> [Stored data]:
+ + + +
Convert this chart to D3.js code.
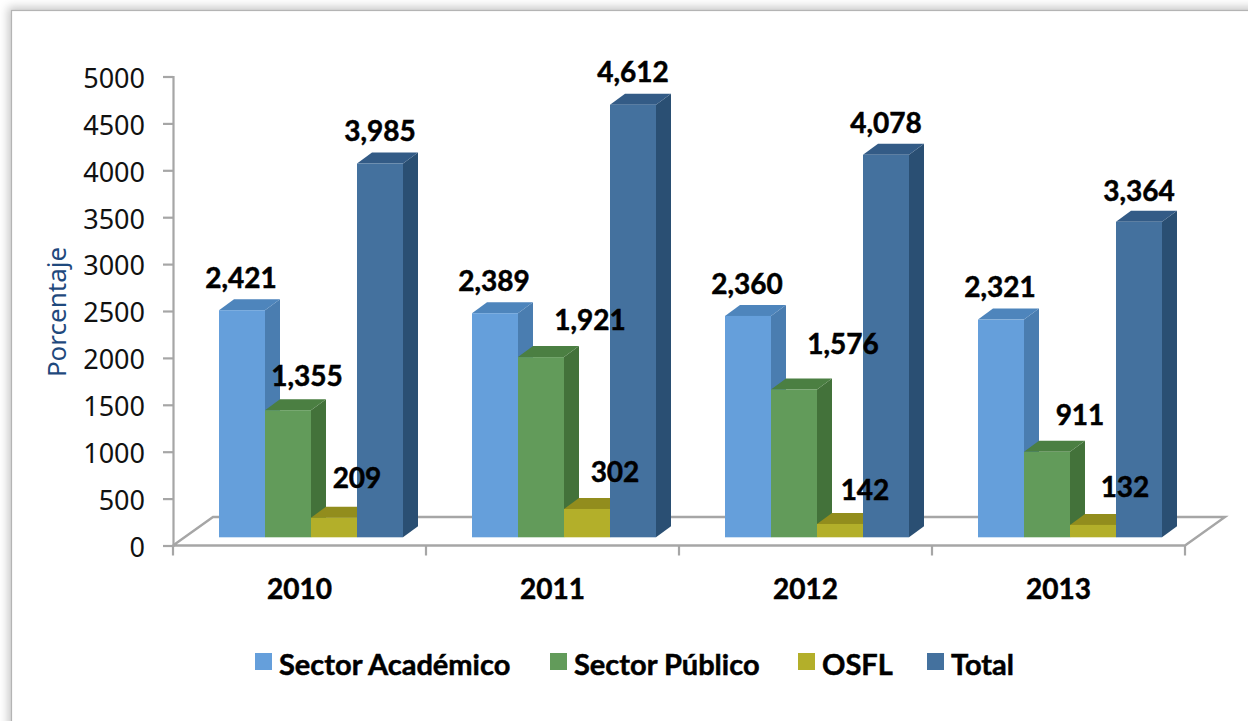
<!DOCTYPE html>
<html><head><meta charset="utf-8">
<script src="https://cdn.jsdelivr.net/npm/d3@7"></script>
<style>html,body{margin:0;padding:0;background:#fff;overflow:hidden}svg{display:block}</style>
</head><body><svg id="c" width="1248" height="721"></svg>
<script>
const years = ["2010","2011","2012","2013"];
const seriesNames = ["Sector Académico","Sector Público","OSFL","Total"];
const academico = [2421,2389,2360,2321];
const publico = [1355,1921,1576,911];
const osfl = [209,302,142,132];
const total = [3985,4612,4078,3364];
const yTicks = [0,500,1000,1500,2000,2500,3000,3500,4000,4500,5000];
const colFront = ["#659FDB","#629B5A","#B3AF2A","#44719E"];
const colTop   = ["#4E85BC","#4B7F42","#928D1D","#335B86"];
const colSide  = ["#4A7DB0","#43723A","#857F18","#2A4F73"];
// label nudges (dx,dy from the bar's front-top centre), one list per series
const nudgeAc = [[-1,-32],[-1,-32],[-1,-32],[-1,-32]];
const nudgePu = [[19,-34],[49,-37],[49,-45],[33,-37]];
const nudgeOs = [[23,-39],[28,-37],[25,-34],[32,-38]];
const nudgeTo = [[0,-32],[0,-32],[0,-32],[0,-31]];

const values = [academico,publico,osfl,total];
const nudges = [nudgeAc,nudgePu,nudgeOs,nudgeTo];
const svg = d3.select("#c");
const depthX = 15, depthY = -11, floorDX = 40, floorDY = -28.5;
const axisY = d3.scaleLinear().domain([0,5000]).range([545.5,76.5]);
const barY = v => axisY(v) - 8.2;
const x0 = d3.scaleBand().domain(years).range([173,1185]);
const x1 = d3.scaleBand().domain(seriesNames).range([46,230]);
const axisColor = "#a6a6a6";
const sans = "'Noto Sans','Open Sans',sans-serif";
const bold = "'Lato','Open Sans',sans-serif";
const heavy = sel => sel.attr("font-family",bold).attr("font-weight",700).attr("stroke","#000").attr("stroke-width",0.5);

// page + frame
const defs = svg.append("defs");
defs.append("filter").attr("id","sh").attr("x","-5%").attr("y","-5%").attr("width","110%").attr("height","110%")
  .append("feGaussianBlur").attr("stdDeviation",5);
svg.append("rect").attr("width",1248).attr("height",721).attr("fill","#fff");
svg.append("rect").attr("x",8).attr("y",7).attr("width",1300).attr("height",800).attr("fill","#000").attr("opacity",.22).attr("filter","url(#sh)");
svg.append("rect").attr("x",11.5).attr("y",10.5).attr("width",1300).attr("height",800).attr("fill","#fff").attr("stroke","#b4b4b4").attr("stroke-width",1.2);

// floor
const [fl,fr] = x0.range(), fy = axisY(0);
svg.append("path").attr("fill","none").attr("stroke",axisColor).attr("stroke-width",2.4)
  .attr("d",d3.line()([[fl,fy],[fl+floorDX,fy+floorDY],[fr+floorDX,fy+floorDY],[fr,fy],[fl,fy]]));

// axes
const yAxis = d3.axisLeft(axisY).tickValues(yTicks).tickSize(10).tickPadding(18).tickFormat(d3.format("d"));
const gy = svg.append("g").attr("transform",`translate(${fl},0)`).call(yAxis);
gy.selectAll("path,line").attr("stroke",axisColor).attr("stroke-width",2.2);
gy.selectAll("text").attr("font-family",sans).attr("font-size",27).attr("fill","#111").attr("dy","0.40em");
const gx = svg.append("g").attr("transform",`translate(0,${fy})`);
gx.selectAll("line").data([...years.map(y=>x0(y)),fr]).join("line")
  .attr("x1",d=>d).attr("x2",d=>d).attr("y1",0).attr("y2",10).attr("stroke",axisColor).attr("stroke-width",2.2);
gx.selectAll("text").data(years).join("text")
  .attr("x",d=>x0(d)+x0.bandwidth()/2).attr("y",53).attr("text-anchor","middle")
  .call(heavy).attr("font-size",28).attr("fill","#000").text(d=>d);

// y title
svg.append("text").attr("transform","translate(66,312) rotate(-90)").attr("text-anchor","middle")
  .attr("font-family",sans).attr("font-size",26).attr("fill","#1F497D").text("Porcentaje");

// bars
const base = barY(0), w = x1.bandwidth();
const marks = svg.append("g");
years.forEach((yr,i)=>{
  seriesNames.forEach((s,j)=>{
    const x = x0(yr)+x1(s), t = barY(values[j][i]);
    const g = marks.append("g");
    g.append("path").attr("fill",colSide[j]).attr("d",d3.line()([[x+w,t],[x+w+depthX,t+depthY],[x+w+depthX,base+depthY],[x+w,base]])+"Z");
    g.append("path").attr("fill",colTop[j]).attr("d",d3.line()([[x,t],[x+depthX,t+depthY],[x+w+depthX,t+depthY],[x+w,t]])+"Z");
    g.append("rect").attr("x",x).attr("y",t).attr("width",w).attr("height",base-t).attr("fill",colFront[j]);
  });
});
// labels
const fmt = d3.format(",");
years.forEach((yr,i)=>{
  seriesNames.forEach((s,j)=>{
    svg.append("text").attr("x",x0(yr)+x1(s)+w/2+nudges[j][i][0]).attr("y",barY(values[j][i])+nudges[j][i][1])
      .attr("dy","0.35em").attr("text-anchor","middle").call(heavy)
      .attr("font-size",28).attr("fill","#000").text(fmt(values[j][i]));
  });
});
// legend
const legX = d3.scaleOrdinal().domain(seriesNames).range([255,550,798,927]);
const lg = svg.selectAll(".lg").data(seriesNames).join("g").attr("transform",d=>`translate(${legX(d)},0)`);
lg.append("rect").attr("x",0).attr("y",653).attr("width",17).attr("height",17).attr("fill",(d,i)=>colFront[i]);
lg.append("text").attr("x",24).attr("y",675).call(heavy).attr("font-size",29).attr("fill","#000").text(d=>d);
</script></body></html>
+ + + +
> [Exercise requirements]: Make an exact copy of the whole listing, but don't bring over any pictures.

> [Task result]:
Convert this chart to D3.js code.
<!DOCTYPE html>
<html><head><meta charset="utf-8">
<script src="https://cdn.jsdelivr.net/npm/d3@7"></script>
<style>html,body{margin:0;padding:0;background:#fff;overflow:hidden}svg{display:block}</style>
</head><body><svg id="c" width="1248" height="721"></svg>
<script>
const years = ["2010","2011","2012","2013"];
const seriesNames = ["Sector Académico","Sector Público","OSFL","Total"];
const academico = [2421,2389,2360,2321];
const publico = [1355,1921,1576,911];
const osfl = [209,302,142,132];
const total = [3985,4612,4078,3364];
const yTicks = [0,500,1000,1500,2000,2500,3000,3500,4000,4500,5000];
const colFront = ["#659FDB","#629B5A","#B3AF2A","#44719E"];
const colTop   = ["#4E85BC","#4B7F42","#928D1D","#335B86"];
const colSide  = ["#4A7DB0","#43723A","#857F18","#2A4F73"];
// label nudges (dx,dy from the bar's front-top centre), one list per series
const nudgeAc = [[-1,-32],[-1,-32],[-1,-32],[-1,-32]];
const nudgePu = [[19,-34],[49,-37],[49,-45],[33,-37]];
const nudgeOs = [[23,-39],[28,-37],[25,-34],[32,-38]];
const nudgeTo = [[0,-32],[0,-32],[0,-32],[0,-31]];

const values = [academico,publico,osfl,total];
const nudges = [nudgeAc,nudgePu,nudgeOs,nudgeTo];
const svg = d3.select("#c");
const depthX = 15, depthY = -11, floorDX = 40, floorDY = -28.5;
const axisY = d3.scaleLinear().domain([0,5000]).range([545.5,76.5]);
const barY = v => axisY(v) - 8.2;
const x0 = d3.scaleBand().domain(years).range([173,1185]);
const x1 = d3.scaleBand().domain(seriesNames).range([46,230]);
const axisColor = "#a6a6a6";
const sans = "'Noto Sans','Open Sans',sans-serif";
const bold = "'Lato','Open Sans',sans-serif";
const heavy = sel => sel.attr("font-family",bold).attr("font-weight",700).attr("stroke","#000").attr("stroke-width",0.5);

// page + frame
const defs = svg.append("defs");
defs.append("filter").attr("id","sh").attr("x","-5%").attr("y","-5%").attr("width","110%").attr("height","110%")
  .append("feGaussianBlur").attr("stdDeviation",5);
svg.append("rect").attr("width",1248).attr("height",721).attr("fill","#fff");
svg.append("rect").attr("x",8).attr("y",7).attr("width",1300).attr("height",800).attr("fill","#000").attr("opacity",.22).attr("filter","url(#sh)");
svg.append("rect").attr("x",11.5).attr("y",10.5).attr("width",1300).attr("height",800).attr("fill","#fff").attr("stroke","#b4b4b4").attr("stroke-width",1.2);

// floor
const [fl,fr] = x0.range(), fy = axisY(0);
svg.append("path").attr("fill","none").attr("stroke",axisColor).attr("stroke-width",2.4)
  .attr("d",d3.line()([[fl,fy],[fl+floorDX,fy+floorDY],[fr+floorDX,fy+floorDY],[fr,fy],[fl,fy]]));

// axes
const yAxis = d3.axisLeft(axisY).tickValues(yTicks).tickSize(10).tickPadding(18).tickFormat(d3.format("d"));
const gy = svg.append("g").attr("transform",`translate(${fl},0)`).call(yAxis);
gy.selectAll("path,line").attr("stroke",axisColor).attr("stroke-width",2.2);
gy.selectAll("text").attr("font-family",sans).attr("font-size",27).attr("fill","#111").attr("dy","0.40em");
const gx = svg.append("g").attr("transform",`translate(0,${fy})`);
gx.selectAll("line").data([...years.map(y=>x0(y)),fr]).join("line")
  .attr("x1",d=>d).attr("x2",d=>d).attr("y1",0).attr("y2",10).attr("stroke",axisColor).attr("stroke-width",2.2);
gx.selectAll("text").data(years).join("text")
  .attr("x",d=>x0(d)+x0.bandwidth()/2).attr("y",53).attr("text-anchor","middle")
  .call(heavy).attr("font-size",28).attr("fill","#000").text(d=>d);

// y title
svg.append("text").attr("transform","translate(66,312) rotate(-90)").attr("text-anchor","middle")
  .attr("font-family",sans).attr("font-size",26).attr("fill","#1F497D").text("Porcentaje");

// bars
const base = barY(0), w = x1.bandwidth();
const marks = svg.append("g");
years.forEach((yr,i)=>{
  seriesNames.forEach((s,j)=>{
    const x = x0(yr)+x1(s), t = barY(values[j][i]);
    const g = marks.append("g");
    g.append("path").attr("fill",colSide[j]).attr("d",d3.line()([[x+w,t],[x+w+depthX,t+depthY],[x+w+depthX,base+depthY],[x+w,base]])+"Z");
    g.append("path").attr("fill",colTop[j]).attr("d",d3.line()([[x,t],[x+depthX,t+depthY],[x+w+depthX,t+depthY],[x+w,t]])+"Z");
    g.append("rect").attr("x",x).attr("y",t).attr("width",w).attr("height",base-t).attr("fill",colFront[j]);
  });
});
// labels
const fmt = d3.format(",");
years.forEach((yr,i)=>{
  seriesNames.forEach((s,j)=>{
    svg.append("text").attr("x",x0(yr)+x1(s)+w/2+nudges[j][i][0]).attr("y",barY(values[j][i])+nudges[j][i][1])
      .attr("dy","0.35em").attr("text-anchor","middle").call(heavy)
      .attr("font-size",28).attr("fill","#000").text(fmt(values[j][i]));
  });
});
// legend
const legX = d3.scaleOrdinal().domain(seriesNames).range([255,550,798,927]);
const lg = svg.selectAll(".lg").data(seriesNames).join("g").attr("transform",d=>`translate(${legX(d)},0)`);
lg.append("rect").attr("x",0).attr("y",653).attr("width",17).attr("height",17).attr("fill",(d,i)=>colFront[i]);
lg.append("text").attr("x",24).attr("y",675).call(heavy).attr("font-size",29).attr("fill","#000").text(d=>d);
</script></body></html>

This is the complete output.